My hon. Friend spoke of the cost. The cost of postage applies only to the first medical certificate. For subsequent certificates the Department provides a franked envelope, so it is not a question of expecting sick people constantly to pay additional costs for medical certificates.

When my hon. Friend talked of one person being interviewed every 10 minutes he took into account those who called only to hand in a certificate. Those who call for advice total eight in six hours, which is one every 45 minutes. If I moved at that speed in my surgery I would spend a long time there. It costs the Department £5 for every person who calls for advice. We must take into account not only the cost but the time of skilled and scarce staff. It is because the number of callers has fallen that we have had to reconsider the matter.

In situations of this sort the Department must balance its obligation to provide a reasonable service to a particular section of the public against the cost of so doing and to ensure overall that its resources are deployed to the best effect. I am sure that in this case the balance is in favour of concentrating those resources on the integrated office in Pontefract, and for these reasons it has been decided that the inquiry office at Knottingley should be closed on 1st August 1975. I do not believe that any substantial hardship or inconvience need be suffered by Knottingley claimants.

The Pontefract office can deal with most enquiries quite adequately by correspondence or by telephone. Indeed, there is some advantage in this in that the inquiry can be deal with by an officer who specialises in the subject under inquiry. For the few who continue to feel the need for a personal call, I understand that a regular bus service is available and that the Pontefract office is conveniently situated opposite the bus station. The distance is only three miles. There are many parts of the country where claimants have to travel much further than the six-mile return journey. I speak sincerely with knowledge of the matter from my own constituency.

Dr. Marshall

The three miles distance is simply that between the Knottingley office and the Pontefract office. Many of my constituents who would normally have gone to the Knottingley office have to travel many miles before even getting to Knottingley.

Mr. Jones

I took the three miles from what my hon. Friend said. Certainly there is an additional journey of six miles return.

My hon. Friend is aware that the office operates a home visiting service so that those who need it may be visited in their own homes. My hon. Friend rightly drew our attention to the difficulties that elderly and disabled people might have if they had to travel a longer distance. Provided the home visiting service is used properly, there is no reason why elderly and disabled people should have to visit the office. A neighbour or anyone else can post a request for them to be visited at their home, where their claims should be dealt with effectively.

If my hon. Friend comes across difficulties in this connection, I hope he will draw them to my attention. The service is intended to deal with the sort of individual case to which my hon. Friend rightly drew our attention, and which causes considerable feeling—that of the infirm, disabled or elderly person, or the expectant mother. I must tell my hon. Friend that the number of people requesting this service has fallen to such an extent that it is not possible to use the resources of the Department to keep this office open.
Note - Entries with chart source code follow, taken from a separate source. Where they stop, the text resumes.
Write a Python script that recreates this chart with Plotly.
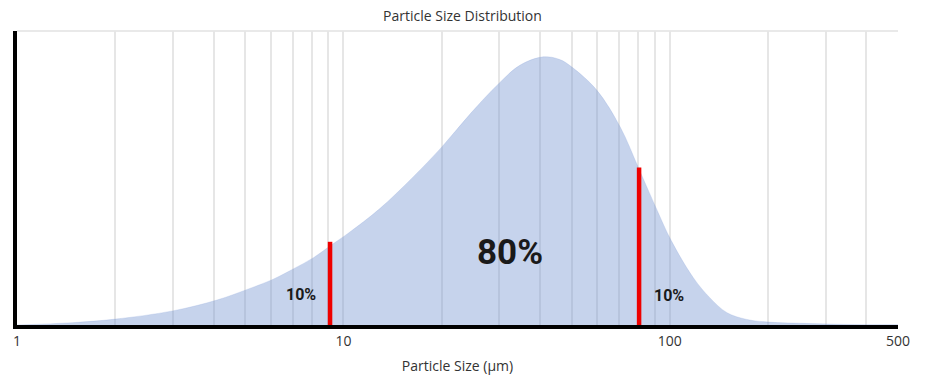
import numpy as np
import plotly.graph_objects as go

# Distribution curve (particle size in µm, relative frequency)
sizes = [1, 1.48, 2.0, 3.0, 4.1, 5.1, 6.1, 7.0, 8.1, 9.1, 10.4, 12.9, 16.3, 20, 24.5, 29.9, 34.8,
         40.9, 46, 50, 59.7, 70.5, 80.4, 90.6, 101, 118, 132.5, 149.6, 172, 200, 268, 350, 500]
freq = [0, 0.8, 2.0, 4.8, 8.5, 12.2, 15.6, 19.0, 22.9, 26.9, 31.4, 39.5, 50.2, 60.5, 71.9, 82.1, 88.4,
        91.2, 90.3, 87.8, 79.9, 67.3, 53.1, 40.0, 28.7, 16.1, 9.3, 4.2, 1.9, 1.0, 0.5, 0.2, 0.1]

# D10 / D90 markers
d_sizes = [9.1, 80.5]
d_heights = [28.3, 53.6]

# Region labels
label_text = ["10%", "80%", "10%"]
label_x = [7.4, 32.4, 99.5]
label_y = [10.3, 24.5, 10.0]
label_size = [16, 35, 16]

major_ticks = [1, 10, 100, 500]
major_labels = ["1", "10", "100", "500"]
minor_ticks = [2, 3, 4, 5, 6, 7, 8, 9, 20, 30, 40, 50, 60, 70, 80, 90, 200, 300, 400]

fill_col = "rgba(120,150,210,0.42)"

fig = go.Figure()

fig.add_trace(go.Scatter(
    x=sizes, y=freq, mode="lines",
    line=dict(width=0.5, shape="spline", smoothing=1.0, simplify=False, color=fill_col),
    fill="tozeroy", fillcolor=fill_col, hoverinfo="skip", showlegend=False,
))

for xs, h in zip(d_sizes, d_heights):
    fig.add_trace(go.Scatter(
        x=[xs, xs], y=[-0.8, h], mode="lines",
        line=dict(color="#ee0000", width=4.5), showlegend=False, hoverinfo="skip",
    ))

for t, lx, ly, s in zip(label_text, label_x, label_y, label_size):
    fig.add_annotation(x=np.log10(lx), y=ly, text="<b>%s</b>" % t, showarrow=False,
                       font=dict(family="Roboto", size=s, color="#1a1a1a"))

fig.update_layout(
    width=925, height=392,
    margin=dict(l=17, r=27, t=31, b=67),
    paper_bgcolor="white", plot_bgcolor="white",
    title=dict(text="Particle Size Distribution", x=0.5, xanchor="center", y=0.96, yanchor="middle",
               font=dict(family="Open Sans", size=14, color="#333333")),
    shapes=[
        dict(type="line", xref="paper", yref="paper", x0=0, x1=1, y0=1, y1=1,
             line=dict(color="#e2e2e2", width=1.5), layer="below"),
    ],
)

fig.update_xaxes(
    type="log", range=[0, np.log10(500)],
    tickvals=major_ticks, ticktext=major_labels, ticks="",
    tickfont=dict(family="Open Sans", size=14, color="#333333"),
    showgrid=True, gridcolor="#e6e6e6", gridwidth=1.5,
    minor=dict(tickvals=minor_ticks, showgrid=True, gridcolor="#e6e6e6", gridwidth=1.5, ticks=""),
    showline=True, linecolor="#000000", linewidth=3.5,
    title=dict(text="Particle Size (μm)", font=dict(family="Open Sans", size=14, color="#333333"), standoff=14),
    zeroline=False,
)
fig.update_yaxes(
    range=[0, 100], showticklabels=False, ticks="", showgrid=False, zeroline=False,
    showline=True, linecolor="#000000", linewidth=3.5,
)

fig.write_html("out.html")
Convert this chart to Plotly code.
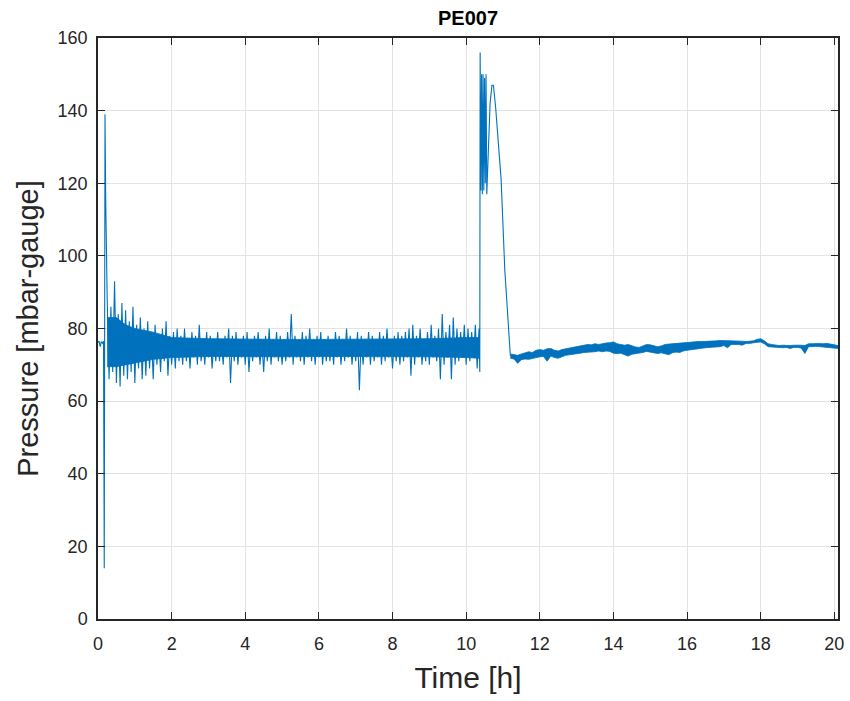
import plotly.graph_objects as go

# ---- data ----
# initial quiet phase + start-up spike
start_t = [0.00, 0.03, 0.06, 0.09, 0.12, 0.15, 0.17, 0.19, 0.21, 0.23]
start_p = [76.2, 76.5, 75.0, 76.4, 76.0, 76.5, 14.0, 139.0, 115.0, 98.0]

# noisy operating phase, sampled every 0.05 h from 0.25 h to 10.35 h (alternating highs / lows)
noisy_t0, noisy_dt = 0.25, 0.05
noisy_p = [
    88, 66, 86, 68, 93, 65, 84, 64, 87, 67, 85, 66, 82, 68, 86, 65, 81, 69, 83, 66,
    80, 67, 82, 69, 79, 66, 81, 70, 78, 68, 80, 71, 82, 67, 78, 70, 79, 69, 80, 71,
    78, 70, 80, 71, 77, 69, 79, 72, 78, 70, 81, 71, 77, 70, 79, 72, 78, 69, 77, 71,
    79, 71, 77, 70, 78, 72, 80, 65, 78, 71, 79, 70, 77, 72, 78, 70, 79, 68, 77, 71,
    78, 72, 79, 70, 77, 68, 78, 71, 80, 70, 77, 72, 79, 71, 78, 70, 77, 71, 79, 72,
    84, 70, 78, 72, 77, 71, 79, 70, 78, 72, 80, 71, 77, 70, 78, 72, 79, 70, 77, 71,
    78, 71, 77, 70, 79, 72, 78, 70, 77, 71, 80, 72, 78, 70, 77, 71, 79, 63, 78, 70,
    77, 72, 79, 70, 78, 71, 77, 72, 79, 70, 78, 71, 80, 72, 77, 69, 78, 71, 79, 70,
    78, 71, 79, 72, 80, 67, 81, 70, 78, 72, 80, 70, 77, 71, 79, 70, 81, 72, 78, 71,
    80, 66, 84, 70, 79, 72, 81, 66, 83, 70, 80, 71, 79, 72, 81, 70, 80, 71, 79, 72,
    81, 69, 80,
]

# dense core of the noisy phase (where the trace is solid blue)
core_t = [0.25, 0.50, 0.75, 1.00, 1.50, 2.00, 3.00, 4.00, 5.00, 6.00, 7.00, 8.00, 9.00, 10.00, 10.36]
core_hi = [83.0, 83.0, 81.0, 80.0, 79.0, 77.5, 77.2, 77.0, 77.0, 77.0, 77.0, 77.0, 77.2, 77.5, 77.5]
core_lo = [69.5, 69.5, 70.0, 70.5, 71.5, 72.0, 72.3, 72.2, 72.2, 72.3, 72.2, 72.3, 72.2, 72.0, 71.8]

# pressure surge around 10.4 h
surge_t = [10.37, 10.38, 10.40, 10.42, 10.44, 10.46, 10.48, 10.50, 10.52, 10.54, 10.56,
           10.60, 10.65, 10.70, 10.74, 10.80, 10.88, 10.95, 11.05, 11.15, 11.20]
surge_p = [68, 156, 118, 150, 117, 150, 118, 149, 120, 150, 117,
           130, 142, 147, 147, 141, 130, 121, 96, 78, 72.5]

# recovery phase: upper / lower extent of the signal every 0.1 h from 11.2 h to 20.1 h
rec_t0, rec_dt = 11.2, 0.1
rec_hi = [
    73.0, 72.8, 72.6, 73.0, 73.2, 73.6, 73.4, 74.0, 74.2, 74.0,
    74.4, 74.5, 74.0, 73.8, 74.2, 74.4, 74.6, 74.8, 75.0, 75.2,
    75.4, 75.6, 75.5, 75.8, 75.6, 75.9, 76.0, 76.1, 76.3, 75.8,
    75.6, 75.4, 75.6, 75.2, 74.9, 74.8, 75.2, 75.6, 75.5, 75.3,
    75.0, 75.2, 75.6, 75.7, 75.8, 76.0, 76.1, 76.0, 76.1, 76.2,
    76.3, 76.4, 76.4, 76.4, 76.4, 76.5, 76.6, 76.7, 76.7, 76.7,
    76.6, 76.7, 76.7, 76.5, 76.4, 76.4, 76.6, 77.0, 77.2, 76.6,
    75.8, 75.6, 75.4, 75.3, 75.4, 75.3, 75.3, 75.4, 75.5, 75.4,
    75.3, 75.8, 75.8, 75.9, 75.9, 75.8, 75.9, 75.7, 75.4, 75.3,
]
rec_lo = [
    71.8, 71.6, 70.4, 71.4, 71.6, 71.5, 71.8, 72.0, 72.2, 72.3,
    71.0, 72.4, 72.0, 71.8, 72.2, 72.6, 72.8, 73.0, 73.1, 73.2,
    73.4, 73.4, 73.6, 73.6, 73.8, 73.6, 73.8, 73.7, 73.2, 73.1,
    73.2, 72.8, 72.4, 72.9, 73.1, 73.2, 73.4, 73.7, 73.6, 73.3,
    73.1, 73.3, 73.0, 72.8, 73.3, 73.5, 73.4, 73.8, 74.0, 74.1,
    74.3, 74.5, 74.6, 74.7, 74.8, 74.9, 75.0, 75.0, 75.3, 74.7,
    75.6, 75.5, 75.6, 75.4, 75.9, 75.9, 76.0, 76.2, 76.3, 75.8,
    75.0, 74.8, 74.8, 74.8, 74.7, 74.8, 74.5, 74.8, 74.8, 74.6,
    73.1, 75.0, 75.0, 75.1, 75.0, 74.9, 75.0, 74.8, 74.6, 74.5,
]

x_ticks = [0, 2, 4, 6, 8, 10, 12, 14, 16, 18, 20]
y_ticks = [0, 20, 40, 60, 80, 100, 120, 140, 160]

# ---- assemble series ----
BLUE = "#0072BD"
noisy_t = [round(noisy_t0 + i * noisy_dt, 4) for i in range(len(noisy_p))]
rec_t = [round(rec_t0 + i * rec_dt, 4) for i in range(len(rec_hi))]

fig = go.Figure()
# solid core of the noisy phase
fig.add_trace(go.Scatter(x=core_t + core_t[::-1], y=core_hi + core_lo[::-1], mode="lines",
                         fill="toself", fillcolor=BLUE,
                         line=dict(color=BLUE, width=0.8), showlegend=False, hoverinfo="skip"))
# band of the recovery phase
fig.add_trace(go.Scatter(x=rec_t + rec_t[::-1], y=rec_hi + rec_lo[::-1], mode="lines",
                         fill="toself", fillcolor=BLUE,
                         line=dict(color=BLUE, width=0.8), showlegend=False, hoverinfo="skip"))
# the signal trace itself
t = start_t + noisy_t + surge_t
p = start_p + noisy_p + surge_p
fig.add_trace(go.Scatter(x=t, y=p, mode="lines",
                         line=dict(color=BLUE, width=1.1), showlegend=False))

FONT = "Liberation Sans, Arial, Helvetica, sans-serif"
axis_common = dict(
    showline=True, linecolor="#262626", linewidth=1.5, mirror="ticks",
    ticks="inside", ticklen=7, tickwidth=1.2, tickcolor="#262626",
    showgrid=True, gridcolor="#e3e3e3", gridwidth=1, zeroline=False,
    automargin=False,
    tickfont=dict(family=FONT, size=18, color="#262626"),
)

fig.update_layout(
    width=850, height=701,
    paper_bgcolor="white", plot_bgcolor="white",
    margin=dict(l=98, r=12, t=38, b=82),
    title=dict(text="<b>PE007</b>", x=0.5, xanchor="center", xref="paper",
               y=1 - 18 / 701, yanchor="middle", yref="container",
               font=dict(family=FONT, size=20, color="black")),
    xaxis=dict(range=[0, 20.1], tickvals=x_ticks, ticktext=[str(v) for v in x_ticks],
               ticklabelstandoff=8,
               title=dict(text="Time [h]", standoff=14,
                          font=dict(family=FONT, size=30, color="#262626")),
               **axis_common),
    yaxis=dict(range=[0, 160], tickvals=y_ticks, ticktext=[str(v) for v in y_ticks],
               ticklabelstandoff=5,
               title=dict(text="Pressure [mbar-gauge]", standoff=10,
                          font=dict(family=FONT, size=29, color="#262626")),
               **axis_common),
)

fig.write_html("out.html", config={"displayModeBar": False},
               post_script="document.body.style.margin='0';")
Having said that, I hope that our home visiting service will meet the needs of all the elderly and disabled people in my hon. Friend's constituency. If he or anyone in his constituency comes across specific problems which are not being adequately dealt with by our home visiting service, I trust that my hon. Friend will bring them to our attention. But I cannot say that we would hope to keep open such a caller office, which is so little used in present circumstances. I regret having to say that, and I trust that the other services will be adequate to the needs of my hon. Friend's community.

Question put and agreed to.

Adjourned accordingly at twenty-four minutes to One o'clock.